**Data excerpt**:

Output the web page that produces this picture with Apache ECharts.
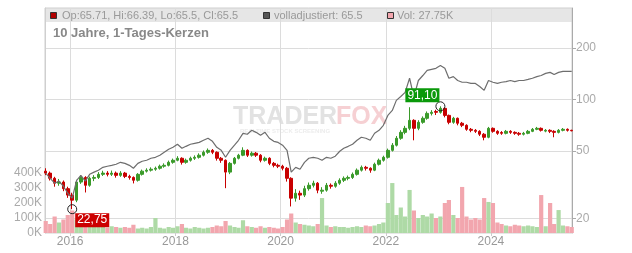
<!DOCTYPE html>
<html><head><meta charset="utf-8">
<script src="https://cdn.jsdelivr.net/npm/echarts@6/dist/echarts.min.js"></script>
<style>html,body{margin:0;padding:0;background:#fff}#c{width:632px;height:253px}</style>
</head><body><div id="c"></div>
<script>
// ---- data (monthly samples) ----
const months = [
 '2015-07','2015-08','2015-09','2015-10','2015-11','2015-12',
 '2016-01','2016-02','2016-03','2016-04','2016-05','2016-06','2016-07','2016-08','2016-09','2016-10','2016-11','2016-12',
 '2017-01','2017-02','2017-03','2017-04','2017-05','2017-06','2017-07','2017-08','2017-09','2017-10','2017-11','2017-12',
 '2018-01','2018-02','2018-03','2018-04','2018-05','2018-06','2018-07','2018-08','2018-09','2018-10','2018-11','2018-12',
 '2019-01','2019-02','2019-03','2019-04','2019-05','2019-06','2019-07','2019-08','2019-09','2019-10','2019-11','2019-12',
 '2020-01','2020-02','2020-03','2020-04','2020-05','2020-06','2020-07','2020-08','2020-09','2020-10','2020-11','2020-12',
 '2021-01','2021-02','2021-03','2021-04','2021-05','2021-06','2021-07','2021-08','2021-09','2021-10','2021-11','2021-12',
 '2022-01','2022-02','2022-03','2022-04','2022-05','2022-06','2022-07','2022-08','2022-09','2022-10','2022-11','2022-12',
 '2023-01','2023-02','2023-03','2023-04','2023-05','2023-06','2023-07','2023-08','2023-09','2023-10','2023-11','2023-12',
 '2024-01','2024-02','2024-03','2024-04','2024-05','2024-06','2024-07','2024-08','2024-09','2024-10','2024-11','2024-12',
 '2025-01','2025-02','2025-03','2025-04','2025-05','2025-06','2025-07'
];
const openP = [
 38.0,37.0,34.5,32.3,32.8,30.0,
 27.5,25.7,32.8,34.9,31.4,34.5,34.9,36.4,37.0,36.4,37.0,35.9,
 37.0,35.4,34.9,33.6,36.4,38.0,38.5,39.0,39.5,40.6,41.1,42.8,
 44.0,45.2,42.8,44.0,45.2,45.8,47.1,49.0,50.3,49.0,45.2,44.0,
 37.5,42.2,45.2,47.1,50.3,47.1,48.4,47.1,44.0,45.2,42.2,41.1,
 40.6,39.5,34.5,26.4,28.2,27.5,30.0,31.4,32.3,29.0,29.4,31.4,
 31.0,32.3,33.6,34.5,34.9,36.4,38.5,40.0,39.5,38.5,41.7,44.0,
 45.8,50.3,53.9,59.2,64.1,67.7,75.4,67.7,73.4,77.5,82.8,85.0,
 84.0,88.6,80.6,73.4,77.5,72.5,70.5,66.8,65.9,65.0,62.5,60.0,
 67.7,65.0,64.0,63.3,65.0,64.1,63.3,62.5,63.3,65.0,66.8,67.7,
 65.2,65.9,65.0,64.1,65.9,66.8,65.9
];
const closeP = [
 37.0,34.5,32.3,32.8,30.0,27.5,
 25.7,32.8,34.9,31.4,34.5,34.9,36.4,37.0,36.4,37.0,35.9,37.0,
 35.4,34.9,33.6,36.4,38.0,38.5,39.0,39.5,40.6,41.1,42.8,44.0,
 45.2,42.8,44.0,45.2,45.8,47.1,49.0,50.3,49.0,45.2,44.0,37.5,
 42.2,45.2,47.1,50.3,47.1,48.4,47.1,44.0,45.2,42.2,41.1,40.6,
 39.5,34.5,26.4,28.2,27.5,30.0,31.4,32.3,29.4,29.4,31.4,31.0,
 32.3,33.6,34.5,34.9,36.4,38.5,40.0,39.5,38.5,41.7,44.0,45.8,
 50.3,53.9,59.2,64.1,67.7,75.4,67.7,73.4,77.5,82.8,84.0,84.0,
 88.6,80.6,73.4,77.5,72.5,70.5,66.8,65.9,65.0,62.5,60.0,67.7,
 65.0,63.3,63.3,65.0,64.1,63.3,62.5,63.3,65.0,66.8,67.7,65.9,
 65.9,65.0,64.1,65.9,66.8,65.9,65.5
];
const lowP = [
 36.0,33.5,30.8,31.2,29.0,26.5,
 22.75,25.0,32.0,28.5,30.8,33.2,34.2,35.6,35.4,35.6,34.8,35.2,
 34.6,33.9,32.2,33.0,35.8,37.3,37.8,38.2,38.8,39.8,40.5,42.0,
 43.4,41.5,42.0,43.2,44.2,45.0,46.3,48.0,47.8,43.8,42.5,30.2,
 36.5,41.5,44.5,46.5,46.0,46.2,46.0,42.8,43.2,41.2,40.0,39.6,
 38.4,33.0,23.6,25.2,25.8,26.8,29.2,30.5,28.2,28.0,28.8,30.0,
 30.4,31.6,32.8,33.6,34.2,35.8,37.8,38.3,37.2,38.0,41.0,43.2,
 45.0,49.5,53.0,58.0,62.5,66.0,57.6,66.0,72.0,76.0,80.5,81.0,
 82.5,78.5,71.5,72.0,70.5,68.8,65.5,64.2,63.6,61.0,57.6,59.2,
 63.8,62.0,62.0,62.4,62.8,62.0,61.2,61.5,62.5,64.3,66.0,64.8,
 64.2,63.5,60.0,63.2,65.0,64.8,65.0
];
const highP = [
 39.5,37.8,35.2,34.2,33.5,30.8,
 28.4,33.8,36.0,35.5,35.3,36.0,37.5,38.2,38.0,38.3,37.8,38.0,
 37.6,36.2,35.4,37.0,38.8,39.5,40.0,40.4,41.5,42.2,43.8,45.0,
 46.5,45.8,45.0,46.2,47.0,48.3,50.2,51.6,51.2,49.6,46.0,44.5,
 43.0,46.0,48.0,52.4,51.0,49.5,49.2,47.8,46.2,45.8,43.0,42.0,
 41.4,40.2,35.0,29.8,29.2,31.2,32.6,33.4,32.8,30.6,32.4,32.2,
 33.2,34.5,35.4,35.8,37.3,39.4,41.0,40.8,40.0,42.6,45.0,46.8,
 51.5,55.5,61.0,66.0,70.0,90.0,76.5,75.5,79.5,85.0,86.5,87.0,
 91.1,89.5,81.5,79.0,78.3,73.8,71.5,68.0,67.0,66.0,63.5,69.0,
 68.5,66.0,65.2,66.2,66.0,65.0,64.4,64.5,66.2,68.0,69.0,68.5,
 67.0,66.8,66.0,67.0,68.0,67.6,66.4
];
const adjusted = [
 37.0,34.5,32.3,33.2,31.0,28.2,
 26.4,33.6,35.9,33.2,36.4,37.5,38.5,40.0,40.6,41.1,41.7,42.8,
 42.2,41.1,39.5,42.2,43.4,44.0,45.2,45.8,47.1,49.0,51.0,52.4,
 54.6,51.7,53.1,54.6,55.3,56.0,57.6,59.2,56.8,52.4,50.3,45.8,
 50.3,53.9,57.6,63.3,62.5,65.9,64.1,61.6,64.1,59.2,56.8,56.0,
 53.9,50.3,37.5,40.0,39.0,42.8,45.2,45.8,45.2,44.0,45.8,45.2,
 46.5,49.7,51.7,53.1,54.6,57.6,60.0,59.2,57.6,63.3,65.9,70.5,
 80.6,86.2,98.7,104,110,133,103,129,138,148,150,152,
 158,152,133,136,129,126,126,124,124,119,113,129,
 126,124,126,127,129,127,129,129,131,133,136,138,
 142,144,140,144,146,146,146
];
const volumeK = [
 80,60,110,70,90,120,
 150,90,60,100,50,40,45,40,35,45,40,35,
 40,35,55,30,35,30,40,100,35,30,40,35,
 45,60,35,30,40,35,30,35,40,50,45,80,
 50,40,35,85,45,40,35,45,35,40,35,30,
 40,90,130,70,60,55,50,45,60,233,50,40,
 45,40,40,35,40,45,40,50,45,50,60,70,
 200,333,120,170,110,287,150,100,120,110,130,100,
 110,200,220,120,100,307,110,90,100,90,233,207,
 200,70,60,50,45,55,50,45,50,45,40,253,
 45,200,60,153,50,45,40
];
const priceTicks = [20, 50, 100, 200];
const volumeTicks = [0, 100, 200, 300, 400];
const yearTicks = ['2016-01-01','2018-01-01','2020-01-01','2022-01-01','2024-01-01'];
const xRange = ['2015-07-10', '2025-07-17'];
const legendTexts = ['Op:65.71, Hi:66.39, Lo:65.5, Cl:65.5', 'volladjustiert: 65.5', 'Vol: 27.75K'];
const titleText = '10 Jahre, 1-Tages-Kerzen';
const lowIdx = 6, highIdx = 90;

// ---- chart ----
const FONT = 'Arial, "Liberation Sans", sans-serif';
const UP = '#3a9a2a', DOWN = '#c80000';
const VUP = '#aedaa6', VDOWN = '#f2a6ae';
const ts = s => { const p = s.split('-').map(Number); return Date.UTC(p[0], p[1] - 1, p[2]); };
const dates = months.map(m => ts(m + '-15'));
const yearTs = yearTicks.map(ts);
const candleData = dates.map((d, i) => [d, openP[i], closeP[i], lowP[i], highP[i]]);
const adjData = dates.map((d, i) => [d, adjusted[i]]);
const volData = dates.map((d, i) => ({
  value: [d, volumeK[i]],
  itemStyle: { color: closeP[i] >= openP[i] ? VUP : VDOWN }
}));
const fmtDe = v => v.toFixed(2).replace('.', ',');
const logTicks = priceTicks.map(v => Math.log10(v));
const PMIN = 16.5, PMAX = 343;

const chart = echarts.init(document.getElementById('c'), null, { renderer: 'canvas' });
chart.setOption({
  animation: false,
  backgroundColor: '#fff',
  grid: { left: 45, right: 60, top: 8, bottom: 20, show: true, borderColor: '#cfcfcf', borderWidth: 1 },
  xAxis: {
    type: 'value', min: ts(xRange[0]), max: ts(xRange[1]),
    axisLine: { show: false },
    axisTick: { show: true, length: 3, customValues: yearTs, lineStyle: { color: '#ccc' } },
    axisLabel: { customValues: yearTs, formatter: v => String(new Date(v).getUTCFullYear()),
      color: '#999', fontSize: 12, fontFamily: FONT, margin: 3 },
    splitLine: { show: true, lineStyle: { color: '#dcdcdc', width: 1 } }
  },
  yAxis: [
    { type: 'value', position: 'left', min: 0, max: 1500,
      axisLine: { show: true, lineStyle: { color: '#cfcfcf' } },
      axisTick: { show: false },
      axisLabel: { customValues: volumeTicks, formatter: v => v + 'K', color: '#aaa', fontSize: 12, fontFamily: FONT, margin: 3 },
      splitLine: { show: false } },
    { type: 'log', logBase: 10, position: 'right', min: PMIN, max: PMAX, show: false,
      splitLine: { show: false } },
    { type: 'value', position: 'right', min: Math.log10(PMIN), max: Math.log10(PMAX),
      axisLine: { show: true, lineStyle: { color: '#aaa' } },
      axisTick: { show: true, length: 4, customValues: logTicks, lineStyle: { color: '#aaa' } },
      axisLabel: { customValues: logTicks, formatter: v => String(Math.round(Math.pow(10, v))),
        color: '#aaa', fontSize: 12, fontFamily: FONT, margin: 4 },
      splitLine: { show: true, lineStyle: { color: '#dcdcdc', width: 1 } } }
  ],
  graphic: [
    { type: 'rect', z: -10, shape: { x: 45, y: 8, width: 527, height: 14 }, style: { fill: '#e6e6e6' } },
    { type: 'rect', z: 50, shape: { x: 50.5, y: 12.5, width: 6, height: 6 }, style: { fill: '#b00000', stroke: '#333', lineWidth: 1 } },
    { type: 'text', z: 50, style: { text: legendTexts[0], x: 62, y: 15.5, fill: '#999', font: '11px ' + FONT, verticalAlign: 'middle' } },
    { type: 'rect', z: 50, shape: { x: 263.5, y: 12.5, width: 6, height: 6 }, style: { fill: '#555', stroke: '#333', lineWidth: 1 } },
    { type: 'text', z: 50, style: { text: legendTexts[1], x: 274, y: 15.5, fill: '#999', font: '11px ' + FONT, verticalAlign: 'middle' } },
    { type: 'rect', z: 50, shape: { x: 387.5, y: 12.5, width: 6, height: 6 }, style: { fill: '#f2a6ae', stroke: '#333', lineWidth: 1 } },
    { type: 'text', z: 50, style: { text: legendTexts[2], x: 397, y: 15.5, fill: '#999', font: '11px ' + FONT, verticalAlign: 'middle' } },
    { type: 'text', z: 50, style: { text: titleText, x: 53, y: 33, fill: '#888', font: 'bold 13px ' + FONT, verticalAlign: 'middle' } },
    { type: 'text', z: -5, style: { text: 'TRADER', x: 233, y: 117, fill: '#e2e2e2', font: 'bold 25px ' + FONT, verticalAlign: 'middle' } },
    { type: 'text', z: -5, style: { text: 'FOX', x: 336, y: 117, fill: '#f6d0d3', font: 'bold 25px ' + FONT, verticalAlign: 'middle' } },
    { type: 'text', z: -5, style: { text: 'REALTIME STOCK SCREENING', x: 240, y: 131, fill: '#ececec', font: 'bold 6px ' + FONT, verticalAlign: 'middle' } }
  ],
  series: [
    { name: 'Vol', type: 'bar', xAxisIndex: 0, yAxisIndex: 0, data: volData, barWidth: 4.2, silent: true },
    { name: 'volladjustiert', type: 'line', xAxisIndex: 0, yAxisIndex: 1, data: adjData, symbol: 'none',
      lineStyle: { color: '#6e6e6e', width: 1.2 }, silent: true },
    { name: 'Kurs', type: 'candlestick', xAxisIndex: 0, yAxisIndex: 1, data: candleData,
      encode: { x: 0, y: [1, 2, 3, 4] }, barWidth: 3, silent: true,
      itemStyle: { color: UP, color0: DOWN, borderColor: UP, borderColor0: DOWN, borderWidth: 1 },
      markPoint: {
        symbol: 'circle', symbolSize: 9, silent: true,
        itemStyle: { color: 'rgba(255,255,255,0)', borderColor: '#222', borderWidth: 1 },
        data: [
          { coord: [dates[lowIdx], lowP[lowIdx]], value: lowP[lowIdx],
            label: { show: true, position: 'inside', offset: [20, 11], formatter: p => fmtDe(p.value),
              backgroundColor: '#cc0000', color: '#fff', fontSize: 12, fontFamily: FONT, padding: [1, 2] } },
          { coord: [dates[highIdx], highP[highIdx]], value: highP[highIdx],
            label: { show: true, position: 'inside', offset: [-18, -11], formatter: p => fmtDe(p.value),
              backgroundColor: '#0a990a', color: '#fff', fontSize: 12, fontFamily: FONT, padding: [1, 2] } }
        ]
      } }
  ]
});
</script></body></html>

**Aim of the task**: Take every line that includes the string "picture" and copy it.

**Answer to the task**:
Output the web page that produces this picture with Apache ECharts.

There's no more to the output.